Ofsted and global learning
There is no explicit requirement in the Ofsted inspection criteria for pupils to do global learning. However, the National Director stated in an Ofsted School Inspection Update (December 2015) that, as the GLP ‘maps onto the four Ofsted core judgements and to SMSC’, schools on the programme should be able ‘to set out how the GLP is contributing to their provision and outcomes for pupils’. This new guidance for inspectors means that a school’s involvement in the GLP could now play an even more important role towards the outcome of a school inspection.
A number of schools have had their global learning work highlighted positively in their recent Ofsted reports, and there are a number of criteria, particularly around SMSC, where global learning work can be used positively to show evidence of meeting the Ofsted inspection requirements.
‘The school uses global education themes very effectively to set pupils’ learning in a worldwide context and broaden their views of the world. This makes the learning more relevant and interesting for pupils, and so it contributes to their enthusiasm for learning…’
This is an extract from a recent Ofsted report for a GLP school. More examples can be found below.
Our mapping document maps the areas where possible links could be made. This is for guidance only, and should not be seen as definitive. It references the relevant paragraphs in the Ofsted School Inspection Handbook (September 2015) and maps them against the GLP Whole School Framework. Guidance on how to use this document can be downloaded here.
Schools may also find the following documents useful:
- How global learning can help schools meet the new Ofsted criteria– published by Oxfam in 2012
- Ofsted’s view of Global Learning and Geography – published by the Geographical Association
Extracts from Ofsted reports
The following extracts are taken from Ofsted reports of a handful of schools that were involved in the GLP:
Ofsted Inspection report: Buntingsdale Primary School, January 2015
The school uses global education themes very effectively to set pupils’ learning in a worldwide context and broaden their views of the world. This makes the learning more relevant and interesting for pupils, and so it contributes to their enthusiasm for learning… Teachers plan lessons that ensure pupils are able to apply their knowledge and skills to real-life problems. This engages their interest and extends their learning… Pupils’ spiritual, moral and cultural development is good and they are well prepared for life in modern Britain.
Ofsted Inspection report: The Beaconsfield School, October 2014
The school promotes tolerance and diversity effectively. It has been identified as a local centre for global learning. Students are given the chance to become school prefects, visit non-European countries, as well as support charities such as Amnesty International and Stonewall. As a result, students show high levels of tolerance to members of the school community and understand that they can, and should, make a positive contribution to improving their school and the wider community… Changes to the curriculum are helping students to contribute positively to their local and wider community.
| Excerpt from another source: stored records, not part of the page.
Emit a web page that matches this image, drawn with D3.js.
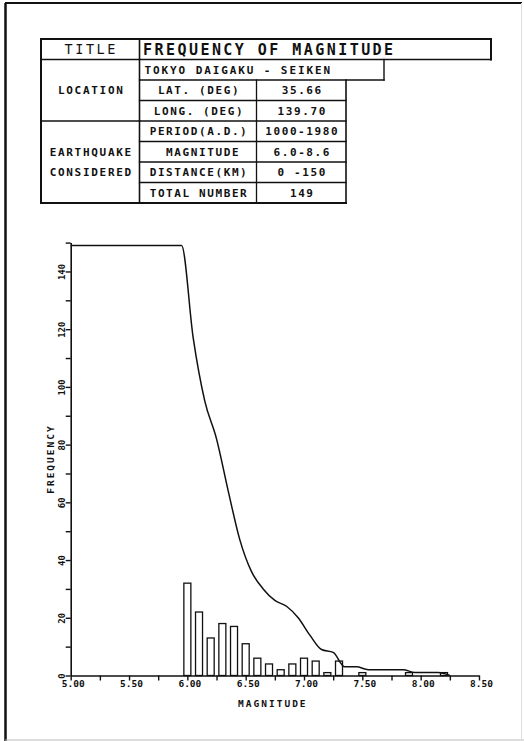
<!DOCTYPE html>
<html>
<head>
<meta charset="utf-8">
<script src="https://cdn.jsdelivr.net/npm/d3@7"></script>
<style>
  html, body { margin: 0; padding: 0; background: #fff; }
  svg { display: block; }
  text { font-family: "DejaVu Sans Mono", monospace; fill: #111; white-space: pre; }
</style>
</head>
<body>
<svg id="chart" width="524" height="741"></svg>
<script>
// ---- header table ----
const tableTitle = "FREQUENCY OF MAGNITUDE";
const stationName = "TOKYO DAIGAKU - SEIKEN";
const locationRows = [["LAT. (DEG)", "35.66"], ["LONG. (DEG)", "139.70"]];
const quakeRows = [
  ["PERIOD(A.D.)", "1000-1980"],
  [" MAGNITUDE", "6.0-8.6"],
  ["DISTANCE(KM)", "0 -150"],
  ["TOTAL NUMBER", "149"]
];

// ---- histogram: events per 0.1 magnitude bin ----
const magnitudes  = [6.0, 6.1, 6.2, 6.3, 6.4, 6.5, 6.6, 6.7, 6.8, 6.9, 7.0, 7.1, 7.2, 7.3, 7.4, 7.5, 7.6, 7.7, 7.8, 7.9, 8.0, 8.1, 8.2];
const frequencies = [32,  22,  13,  18,  17,  11,  6,   4,   2,   4,   6,   5,   1,   5,   0,   1,   0,   0,   0,   1,   0,   0,   1];

// ---- cumulative curve: number of events at or above each bin edge ----
const edgeMagnitudes   = [5.00, 5.95, 6.05, 6.15, 6.25, 6.35, 6.45, 6.55, 6.65, 6.75, 6.85, 6.95, 7.05, 7.15, 7.25, 7.35, 7.45, 7.55, 7.65, 7.75, 7.85, 7.95, 8.05, 8.15, 8.25];
const cumulativeCounts = [149,  149,  117,  95,   82,   64,   47,   36,   30,   26,   24,   20,   14,   9,    8,    3,    3,    2,    2,    2,    2,    1,    1,    1,    0];

// ---- axes ----
const xTicks = [5.00, 5.25, 5.50, 5.75, 6.00, 6.25, 6.50, 6.75, 7.00, 7.25, 7.50, 7.75, 8.00, 8.25, 8.50];
const xTickLabels = ["5.00", "5.50", "6.00", "6.50", "7.00", "7.50", "8.00", "8.50"];
const yTicks = [0, 10, 20, 30, 40, 50, 60, 70, 80, 90, 100, 110, 120, 130, 140, 150];
const yTickLabels = ["0", "20", "40", "60", "80", "100", "120", "140"];
const xTitle = "MAGNITUDE";
const yTitle = "FREQUENCY";

const svg = d3.select("#chart");

// page frame
svg.append("line").attr("x1", 5).attr("y1", 3).attr("x2", 522).attr("y2", 3)
  .attr("stroke", "#111").attr("stroke-width", 2);
svg.append("line").attr("x1", 5.5).attr("y1", 3).attr("x2", 5.5).attr("y2", 741)
  .attr("stroke", "#111").attr("stroke-width", 2.5);
svg.append("line").attr("x1", 5).attr("y1", 740).attr("x2", 524).attr("y2", 740)
  .attr("stroke", "#bbb").attr("stroke-width", 1);
svg.append("line").attr("x1", 521.5).attr("y1", 3).attr("x2", 521.5).attr("y2", 740)
  .attr("stroke", "#ddd").attr("stroke-width", 1);

// ---- table ----
const tbl = svg.append("g");
const tL = 41, c1 = 139.5, c2 = 256.5, c3 = 346, tR = 491, stationR = 384;
const rowH = 20.5, tTop = 39;
const rowY = i => tTop + i * rowH;
const nRows = 8;
const line = (x1, y1, x2, y2, w) => tbl.append("line")
  .attr("x1", x1).attr("y1", y1).attr("x2", x2).attr("y2", y2)
  .attr("stroke", "#111").attr("stroke-width", w).attr("stroke-linecap", "square");

// outer frame pieces
line(tL, rowY(0), tR, rowY(0), 2);
line(tR, rowY(0), tR, rowY(1), 2);
line(tL, rowY(0), tL, rowY(nRows), 2);
line(tL, rowY(nRows), c3, rowY(nRows), 2);
line(tL, rowY(1), tR, rowY(1), 1.6);
line(c1, rowY(0), c1, rowY(nRows), 1.6);
// station row
line(c1, rowY(2), stationR, rowY(2), 1.4);
line(stationR, rowY(1), stationR, rowY(2), 1.4);
// value rows
for (let i = 3; i < nRows; i++) line(c1, rowY(i), c3, rowY(i), 1.3);
line(tL, rowY(4), c1, rowY(4), 1.6);
line(c2, rowY(2), c2, rowY(nRows), 1.3);
line(c3, rowY(2), c3, rowY(nRows), 1.6);

const txt = (s, x, y, size, ls, anchor, weight) => tbl.append("text")
  .attr("x", x).attr("y", y).attr("font-size", size)
  .attr("letter-spacing", ls).attr("text-anchor", anchor)
  .attr("font-weight", weight).text(s);

const mid = i => rowY(i) + rowH / 2;
txt("TITLE", (tL + c1) / 2 + 1, mid(0) + 5, 13.5, 2.6, "middle", "normal");
txt(tableTitle, c1 + 3.5, mid(0) + 5.5, 15, 2.45, "start", "bold");
txt(stationName, c1 + 5, mid(1) + 4, 11, 1.9, "start", "bold");
txt("LOCATION", (tL + c1) / 2 + 1, mid(2) + 4, 11, 1.7, "middle", "bold");
txt("EARTHQUAKE", (tL + c1) / 2 + 1, mid(5) + 4, 11, 1.7, "middle", "bold");
txt("CONSIDERED", (tL + c1) / 2 + 1, mid(6) + 4, 11, 1.7, "middle", "bold");
locationRows.concat(quakeRows).forEach((r, k) => {
  const i = k + 2;
  txt(r[0], (c1 + c2) / 2 + 1, mid(i) + 4, 11, 1.6, "middle", "bold");
  txt(r[1], (c2 + c3) / 2 + 1, mid(i) + 4, 11, 1.6, "middle", "bold");
});

// ---- chart ----
const x = d3.scaleLinear().domain([5, 8.5]).range([70.7, 479]);
const y = d3.scaleLinear().domain([0, 150]).range([675.5, 242.6]);
const barHalf = 0.03;

const plot = svg.append("g");

// bars
plot.selectAll("rect.bar")
  .data(magnitudes.map((m, i) => ({ m, f: frequencies[i] })).filter(d => d.f > 0))
  .join("rect")
  .attr("class", "bar")
  .attr("x", d => x(d.m - barHalf))
  .attr("width", d => x(d.m + barHalf) - x(d.m - barHalf))
  .attr("y", d => y(d.f))
  .attr("height", d => y(0) - y(d.f))
  .attr("fill", "#fff").attr("stroke", "#111").attr("stroke-width", 1.3);

// cumulative curve
const curvePts = edgeMagnitudes.map((m, i) => [m, cumulativeCounts[i]]);
plot.append("path")
  .datum(curvePts)
  .attr("d", d3.line().x(d => x(d[0])).y(d => y(d[1])).curve(d3.curveMonotoneX))
  .attr("fill", "none").attr("stroke", "#111").attr("stroke-width", 1.5);

// x axis
const xAxis = d3.axisBottom(x).tickValues(xTicks).tickSize(5).tickSizeOuter(0)
  .tickFormat(v => { const s = v.toFixed(2); return xTickLabels.includes(s) ? s : ""; });
const gx = svg.append("g").attr("transform", `translate(0,${y(0)})`).call(xAxis);
gx.select(".domain").attr("stroke", "#111").attr("stroke-width", 1.6);
gx.selectAll(".tick line").attr("stroke", "#111").attr("stroke-width", 1.4);
gx.selectAll(".tick text").attr("font-family", "DejaVu Sans Mono")
  .attr("font-size", 9.5).attr("font-weight", "bold").attr("fill", "#111")
  .attr("dy", "0.4em").attr("dx", 2);

// y axis
const yAxis = d3.axisLeft(y).tickValues(yTicks).tickSize(5).tickSizeOuter(0)
  .tickFormat(v => yTickLabels.includes(String(v)) ? String(v) : "");
const gy = svg.append("g").attr("transform", `translate(${x(5)},0)`).call(yAxis);
gy.select(".domain").attr("stroke", "#111").attr("stroke-width", 1.6);
gy.selectAll(".tick line").attr("stroke", "#111").attr("stroke-width", 1.4);
gy.selectAll(".tick text")
  .attr("font-family", "DejaVu Sans Mono").attr("font-size", 9).attr("font-weight", "bold")
  .attr("fill", "#111").attr("text-anchor", "middle")
  .attr("x", null).attr("dy", null)
  .attr("transform", "translate(-6,0) rotate(-90)")
  .attr("y", 0);

// axis titles
svg.append("text").attr("x", (x(5) + x(8.5)) / 2 - 2).attr("y", 707)
  .attr("text-anchor", "middle").attr("font-size", 9.5).attr("font-weight", "bold")
  .attr("letter-spacing", 2).text(xTitle);
svg.append("text")
  .attr("transform", `translate(54,${(y(0) + y(150)) / 2}) rotate(-90)`)
  .attr("text-anchor", "middle").attr("font-size", 9.5).attr("font-weight", "bold")
  .attr("letter-spacing", 2).text(yTitle);
</script>
</body>
</html>
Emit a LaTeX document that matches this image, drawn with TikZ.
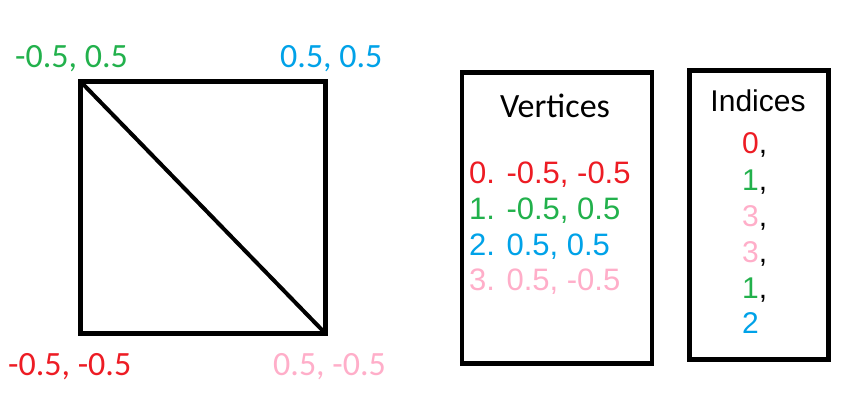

Ofsted Inspection report: Hawkeshead Esthwaite Primary School, July 2014
Pupils’ spiritual, moral, social and cultural development is exceptional. They have a highly developed understanding of global issues and how they can make a positive impact on their local environment and beyond.
Ofsted Inspection report: Hillview Primary School, May 2014
The school provides pupils with an interesting range of subjects, topics and experiences which ensures they enjoy their learning…. Pupils’ spiritual, moral, social and cultural development is given great importance in the school, so that pupils are well prepared for the future… Pupils’ spiritual, moral, social and cultural development is a strength of the school. Spirituality is developed in a number of ways. These include sensitive assemblies that encourage pupils to think about their place in the world, as well as frequent opportunities for them to reflect on their work, relationships and behaviour. The well-established partnership with a school in Kenya contributes to their understanding of other cultures, as does their exchange of blogs with other schools in this country.
Ofsted Inspection report: Castle Park School, March 2014
An imaginative approach to the curriculum inspires pupils to become confident learners. It promotes strengths in pupils in writing, science, art and, increasingly, an awareness of global issues.